4 comments on “([Sunday London] Times) Can a minority faith with an odd history provide the next US president?

  1. Br. Michael says:

    As opposed to the current Marxist? I think so.

  2. Katherine says:

    The point, when I’m voting for President, is to determine whether the candidate’s religious faith or lack of it has a bearing on his view of our legal and constitutional system. In Romney’s case, while I don’t accept Mormon doctrine or theology at all, I don’t see anything in it that prevents Mormons from being good citizens and good civil servants.

  3. Hakkatan says:

    Years ago I read that there is reason to believe that Joseph Smith took the manuscript of a novel written by a pastor in upstate NY and used it as the basis of the Book of Mormon.

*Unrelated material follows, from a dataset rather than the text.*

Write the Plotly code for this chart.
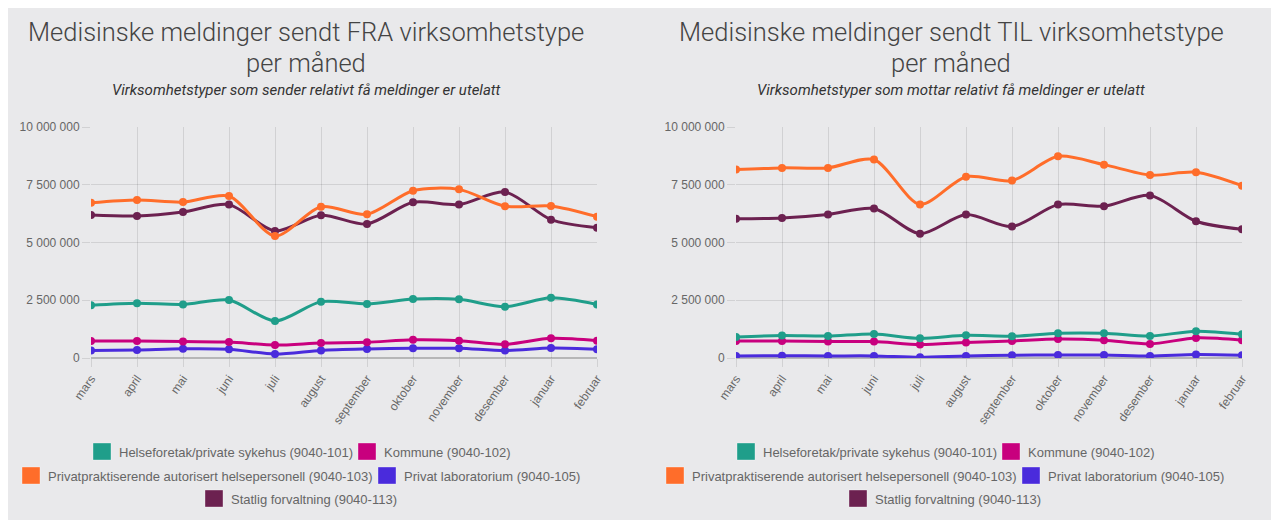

I wish I could remember more – but at any rate, Mormonism is filled with rather fantastic claims.

  4. billqs says:

    #3- I’ve heard the same thing about charges of plagiarism in the composition of the Book of Morman. The point is, that this is just as much a political smokescreen as the ridiculous and non-existant “War on Women.”

    The Dems understandably want to do anything to avoid talking about the real issue: the horrific failure of President Obama’s policies as he has pursued a leftist agenda which has further weakened our Country instead of helping it recover.